Who is Kolby Allard?
Allard, a California native, was selected 14th overall in the 2015 MLB June Amateur Draft by the Atlanta Braves. He first appeared in the big leagues in 2018, got traded to the Texas Rangers in the following offseason, and then traded back to Atlanta ahead of the 2023 campaign.
Allard’s 2023 season was marred by injuries. An oblique strain from spring training pushed back his season debut to June. He made four appearances, three of which were starts, before suffering nerve inflammation in his left shoulder and missing the rest of the season. He also suffered from back injuries earlier in his career.

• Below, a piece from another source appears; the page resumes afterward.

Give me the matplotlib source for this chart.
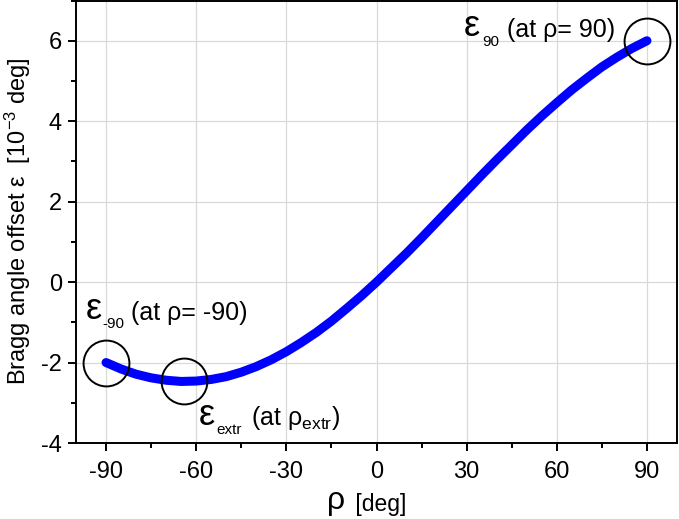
import matplotlib
matplotlib.use("Agg")
import matplotlib.pyplot as plt
from matplotlib.ticker import MultipleLocator

plt.rcParams['font.family'] = ['Liberation Sans', 'DejaVu Sans']
plt.rcParams['mathtext.fontset'] = 'custom'
plt.rcParams['mathtext.rm'] = 'Liberation Sans'
plt.rcParams['mathtext.it'] = 'Liberation Sans'
plt.rcParams['mathtext.sf'] = 'Liberation Sans'
plt.rcParams['axes.unicode_minus'] = False

# data
rho = [-90, -85, -80, -75, -70, -65, -60, -55, -50, -45, -40, -35, -30, -25, -20,
       -15, -10, -5, 0, 5, 10, 15, 20, 25, 30, 35, 40, 45, 50, 55, 60, 65, 70,
       75, 80, 85, 90]
eps = [-2.00, -2.16, -2.29, -2.38, -2.44, -2.47, -2.46, -2.42, -2.35, -2.24,
       -2.10, -1.93, -1.73, -1.50, -1.25, -0.97, -0.66, -0.34, 0.00, 0.36,
       0.72, 1.10, 1.49, 1.88, 2.27, 2.66, 3.04, 3.41, 3.78, 4.13, 4.46,
       4.78, 5.07, 5.35, 5.59, 5.81, 6.00]
marked_rho = [-90, -64, 90]
marked_eps = [-2.0, -2.47, 6.0]
xticks = [-90, -60, -30, 0, 30, 60, 90]
yticks = [-4, -2, 0, 2, 4, 6]

W, H = 679, 519
fig = plt.figure(figsize=(W / 100, H / 100), dpi=100)
ax = fig.add_axes([76 / W, 1 - 443 / H, (677 - 76) / W, 443 / H - 0.001])

ax.plot(rho, eps, color='#0000ff', lw=6.5, solid_capstyle='round', zorder=3)
ax.plot(marked_rho, marked_eps, ls='none', marker='o', ms=33, mfc='none',
        mec='black', mew=1.4, zorder=4, clip_on=False)

ax.set_xlim(-100, 100)
ax.set_ylim(-4, 7)
ax.set_xticks(xticks)
ax.set_yticks(yticks)
ax.xaxis.set_minor_locator(MultipleLocator(15))
ax.yaxis.set_minor_locator(MultipleLocator(1))
ax.grid(True, which='major', color='#d9d9d9', lw=0.9, zorder=0)
ax.tick_params(which='major', direction='out', length=6, width=1.4,
               labelsize=17, pad=4)
ax.tick_params(axis='x', which='major', pad=7)
ax.tick_params(which='minor', direction='out', length=3.5, width=1.4)
for s in ax.spines.values():
    s.set_linewidth(1.4)

ax.set_ylabel('Bragg angle offset ε  [10$^{-3}$ deg]', fontsize=17, labelpad=6)
fig.text(345 / W, 1 - 509 / H, 'ρ', fontsize=23, ha='right', va='baseline')
fig.text(349 / W, 1 - 511 / H, ' [deg]', fontsize=16.5, ha='left', va='baseline')


def ptext(x, y, s, size, **kw):
    fig.text(x / W, 1 - y / H, s, fontsize=size, va='baseline', **kw)


# annotation at -90
ptext(86, 319, 'ε', 26)
ptext(102, 328, '-90', 11)
ptext(131, 320, '(at ρ= -90)', 18)
# annotation at extremum
ptext(199, 425, 'ε', 26)
ptext(216, 434, 'extr', 11)
ptext(251, 425, '(at ρ$_{\\mathrm{extr}}$)', 18)
# annotation at 90
ptext(464, 36, 'ε', 26)
ptext(482, 46, '90', 11)
ptext(507, 37, '(at ρ= 90)', 18)

fig.savefig('out.png', dpi=100)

In his 12.1 innings last season, Allard posted an ERA of just 6.57. His career ERA across 245.0 innings, most of which came in 2021, is a measly 6.10. At this point in his career, Allard’s most notable MLB skill is his ability to prevent walks, sporting a career walk percentage of 7.8 percent.

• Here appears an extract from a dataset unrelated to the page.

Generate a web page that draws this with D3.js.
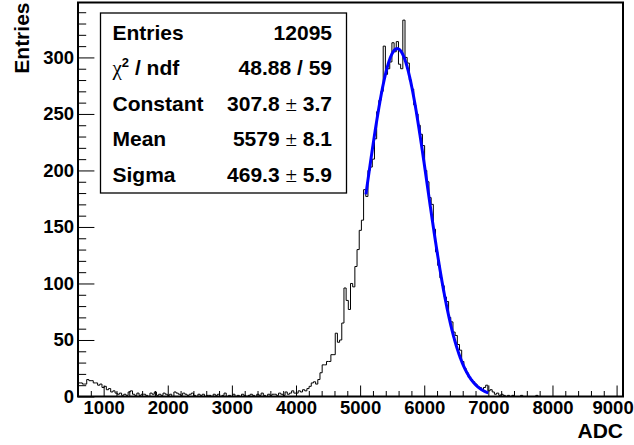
<!DOCTYPE html>
<html><head><meta charset="utf-8">
<script src="https://cdn.jsdelivr.net/npm/d3@7"></script>
<style>body{margin:0;background:#fff}</style>
</head><body>
<svg id="c" width="634" height="445"></svg>
<script>
// ---------- data ----------
const xMajorTicks = [1000, 2000, 3000, 4000, 5000, 6000, 7000, 8000, 9000];
const yMajorTicks = [0, 50, 100, 150, 200, 250, 300];
const xDomain = [600, 9100];
const yDomain = [0, 348.6];
const binLow = 600;
const binWidth = 34;
const counts = [
  12, 12, 11, 11, 15, 14, 14, 12, 12, 10,
  11, 8, 9, 6, 7, 4, 5, 3, 2, 3,
  1, 2, 1, 4, 5, 2, 1, 3, 1, 2,
  2, 1, 0, 3, 2, 4, 1, 2, 1, 3,
  2, 1, 2, 0, 4, 3, 2, 1, 3, 2,
  1, 2, 3, 1, 0, 2, 1, 2, 0, 1,
  1, 0, 2, 1, 2, 0, 1, 3, 0, 1,
  0, 2, 0, 1, 0, 2, 1, 0, 1, 2,
  1, 0, 2, 1, 3, 1, 0, 2, 1, 2,
  2, 1, 3, 2, 1, 4, 2, 3, 5, 3,
  3, 5, 4, 6, 5, 7, 9, 12, 13, 11,
  15, 21, 28, 28, 31, 31, 37, 37, 56, 48,
  50, 65, 96, 85, 77, 100, 97, 115, 130, 147,
  156, 183, 177, 200, 203, 210, 228, 252, 262, 270,
  310, 285, 290, 296, 313, 305, 314, 294, 290, 333,
  300, 295, 280, 272, 258, 250, 240, 232, 222, 200,
  190, 176, 170, 148, 128, 116, 105, 98, 88, 84,
  70, 66, 57, 54, 46, 41, 31, 25, 21, 17,
  15, 13, 11, 9, 8, 6, 8, 10, 5, 6,
  4, 2, 3, 1, 2, 1, 0, 1, 0, 1,
  0, 0, 0, 1, 0, 0, 0, 0, 0, 0,
  1, 0, 0, 0, 0, 0, 0, 0, 0, 0,
  0, 0, 0, 0, 0, 0, 0, 0, 0, 0,
  0, 0, 0, 0, 0, 0, 0, 0, 0, 0,
  0, 0, 0, 0, 0, 0, 0, 0, 0, 0
];
const fitConstant = 307.8;
const fitMean = 5579;
const fitSigma = 469.3;
const fitRange = [5090, 7000];
const statLabels = ["Entries", "chi2", "Constant", "Mean", "Sigma"];
const statValues = ["12095", "48.88 / 59", ["307.8", "3.7"], ["5579", "8.1"], ["469.3", "5.9"]];
const xTitle = "ADC";
const yTitle = "Entries";

// ---------- layout ----------
const L = 78, R = 623, T = 2.5, B = 396.5;
const svg = d3.select("#c");
const x = d3.scaleLinear().domain(xDomain).range([L, R]);
const y = d3.scaleLinear().domain(yDomain).range([B, T]);
const FONT = "'Liberation Sans', Arial, Helvetica, sans-serif";

// minor ticks
const xMinor = d3.range(600, 9100 + 1, 200).filter(v => v % 1000 !== 0);
const yMinor = d3.range(0, 341, 10).filter(v => v % 50 !== 0);

const gx = svg.append("g").attr("transform", `translate(0,${B})`);
gx.call(d3.axisBottom(x).tickValues(xMinor).tickSize(-5.5).tickFormat(""));
gx.call(g => g.select(".domain").remove());
const gx2 = svg.append("g").attr("transform", `translate(0,${B})`);
gx2.call(d3.axisBottom(x).tickValues(xMajorTicks).tickSize(-11).tickPadding(4.7).tickFormat(d3.format("d")));
gx2.select(".domain").remove();
gx2.selectAll("text").attr("font-family", FONT).attr("font-weight", "bold").attr("font-size", "18.5px").attr("fill", "#000")
  .attr("dx", d => d === 9000 ? -4 : 0);

const gy = svg.append("g").attr("transform", `translate(${L},0)`);
gy.call(d3.axisLeft(y).tickValues(yMinor).tickSize(-8.2).tickFormat(""));
gy.select(".domain").remove();
const gy2 = svg.append("g").attr("transform", `translate(${L},0)`);
gy2.call(d3.axisLeft(y).tickValues(yMajorTicks).tickSize(-16.4).tickPadding(4).tickFormat(d3.format("d")));
gy2.select(".domain").remove();
gy2.selectAll("text").attr("font-family", FONT).attr("font-weight", "bold").attr("font-size", "18.5px").attr("fill", "#000");
svg.selectAll(".tick line").attr("stroke", "#000").attr("stroke-width", 1);

// histogram outline
const pts = [[binLow, 0]];
counts.forEach((c, i) => {
  const lo = binLow + i * binWidth, hi = lo + binWidth;
  pts.push([lo, c], [hi, c]);
});
pts.push([binLow + counts.length * binWidth, 0]);
svg.append("path")
  .attr("d", d3.line().x(d => x(d[0])).y(d => y(d[1]))(pts))
  .attr("fill", "none").attr("stroke", "#000").attr("stroke-width", 1);

// fit curve
const fx = d3.range(fitRange[0], fitRange[1] + 0.1, 5);
svg.append("path")
  .attr("d", d3.line().x(v => x(v)).y(v => y(fitConstant * Math.exp(-0.5 * Math.pow((v - fitMean) / fitSigma, 2))))(fx))
  .attr("fill", "none").attr("stroke", "#0000ff").attr("stroke-width", 3);

// frame
svg.append("rect").attr("x", L).attr("y", T).attr("width", R - L).attr("height", B - T)
  .attr("fill", "none").attr("stroke", "#000").attr("stroke-width", 2);

// stat box
svg.append("rect").attr("x", 100.5).attr("y", 13).attr("width", 246).attr("height", 180)
  .attr("fill", "#fff").attr("stroke", "#000").attr("stroke-width", 1.3);
const rowY = [39.5, 75, 110.5, 146, 181.5];
const st = svg.append("g").attr("font-family", FONT).attr("font-weight", "bold").attr("font-size", "21px").attr("fill", "#000");
statLabels.forEach((lab, i) => {
  const t = st.append("text").attr("x", 112.5).attr("y", rowY[i]);
  if (lab === "chi2") {
    t.append("tspan").attr("font-family", "'Liberation Serif', 'DejaVu Serif', serif").attr("font-weight", "normal").text("χ");
    t.append("tspan").attr("font-size", "13px").attr("dy", -8).text("2");
    t.append("tspan").attr("dy", 8).text(" / ndf");
  } else {
    t.text(lab);
  }
  const v = statValues[i];
  const tv = st.append("text").attr("x", 332).attr("y", rowY[i]).attr("text-anchor", "end");
  if (Array.isArray(v)) {
    tv.append("tspan").text(v[0] + " ");
    tv.append("tspan").attr("font-family", "'Liberation Serif', 'DejaVu Serif', serif").attr("font-weight", "normal").text("±");
    tv.append("tspan").text(" " + v[1]);
  } else {
    tv.text(v);
  }
});

// axis titles
svg.append("text").attr("x", R).attr("y", 438).attr("text-anchor", "end")
  .attr("font-family", FONT).attr("font-weight", "bold").attr("font-size", "21px").text(xTitle);
svg.append("text").attr("transform", `translate(29,${T}) rotate(-90)`).attr("text-anchor", "end")
  .attr("font-family", FONT).attr("font-weight", "bold").attr("font-size", "21px").text(yTitle);
</script>
</body></html>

The most common pitch Allard throws is his four-seam fastball that averaged 90.5 miles per hour in 2023, just short of the MLB average and below his averages from his prior four seasons, each of which saw an average of at least 91 MPH. His arsenal also includes a curveball, changeup, and cutter.
The Phillies make a minor splash
Allard’s contract is worth $1 million with $125,000 in incentives and a minor-league option, according to The Athletic’s Matt Gelb. With the Phillies already having five options for their starting rotation, a bullpen with proven arms, and an up-and-comer in Orion Kerkering, Allard will likely be used mostly as injury insurance.
Philadelphia’s bullpen has been in need of an addition following the departure of Craig Kimbrel and the recent signings of Josh Hader, Jordan Hicks and Brent Suter by playoff contenders. While the Phillies had other, more notable options, they have decided to roll the dice on a pitcher with top-prospect pedigree that is about to hit his prime.